Author Archive

Netflix Prize Contestants Stuck at 7.8%

August 6, 2007

The Netflix prize turned 300 last week and it seems that progress is
slowing to a crawl. To win the prize, participants have to beat
the predictive accuracy of Netflix’s own Cinematch algorithm by 10%.
Tom Slee reports:

The Cinematch score was matched within a week. Within a month the leaders were half way to the winning prize with a 5% improvement. But getting further improvement progress has proved more and more difficult. It took another month to get to a 6% improvement, about 5 more months to get to 7%, and the current (July 29 2007) leader is at 7.8% improvement and has been unchanged for a month

Tom goes on to expose some curious outliers in the data and expresses
skepticism that recommendation systems can unmask the wisdom of
crowds.

Udi: “Implicit Kicks Explicit’s Ass”

August 1, 2007

There’s a great article over at Udi’s Spot on the superiority of collecting metadata implicitly (i.e. through natural user actions):

The massively important, and often overlooked, thing about implicit metadata is that it’s generally trustworthy. It’s like the results of a double-blind scientific study. Explicit metadata on the other hand, while often useful, is always in doubt. It’s like the results of an exit poll during an election. People lie. People are stupid. People are remarkably un-self-aware. Going the explicit route exposes you to all of these problems.

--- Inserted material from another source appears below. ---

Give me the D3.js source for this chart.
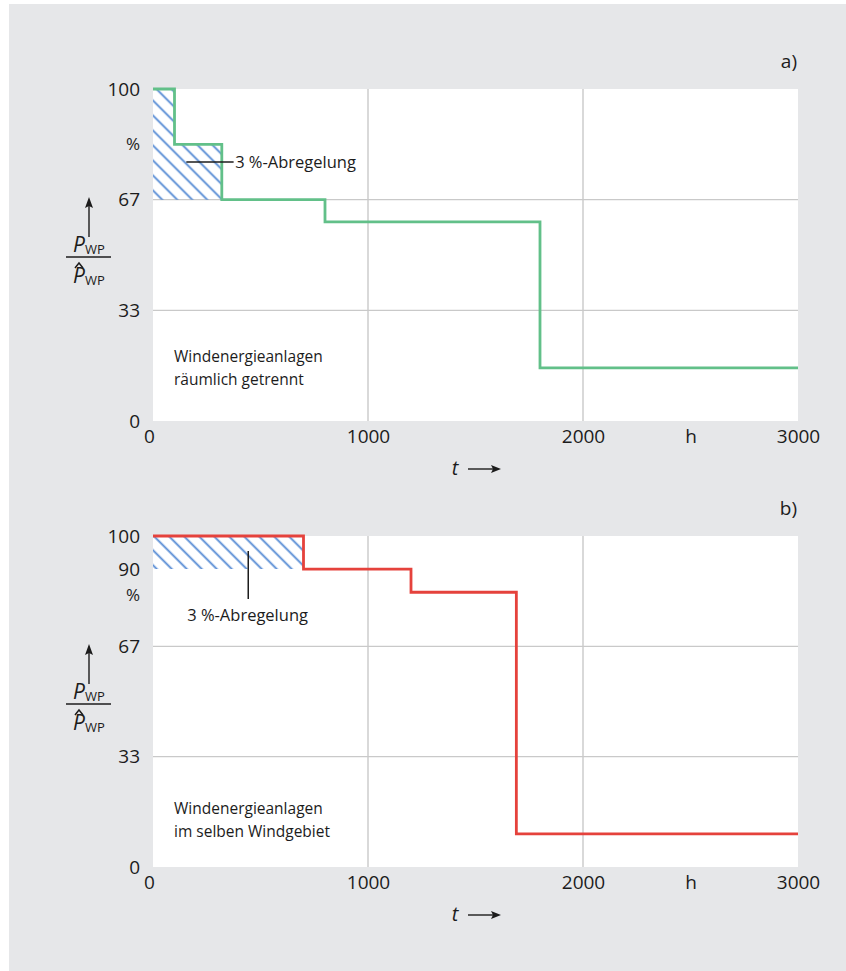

This has huge implications for how the metadata that feeds recommendation engines should be collected.

Some personal news sites seem to understand this (e.g. Google, Antlook, Findory). Others–like Reddit, Netflix, and Digg–don’t get it. These sites require that users rate content up or down (or, in the case of Netflix, on a scale of zero to five stars).

Explicit metadata is not only unreliable (as Udi points out), it’s also sparse. The click tax is very high and many users will simply not rate at all. Sites that are designed this way are throwing out a tremendous amount of implicit information about users did (and did not do) on their site.

And We’re Off…

July 31, 2007

What I hope to accomplish in this blog is to cover the emerging space of personalized web services. No, I’m not talking about the lame portals of yesteryear that allowed you to build your very own portal page with your very own selection of news, sports, finance, and weather feeds! I’m talking about services that automatically build profiles of each user’s tastes and interests, using them to create personalized content.What began as research, has been widely deployed by ecommerce sites (e.g. Amazon, NetFlix) to drive product recommendations, is increasingly being used to create personal news services (e.g. Google Personal News, Findory, Antlook) and influence search results.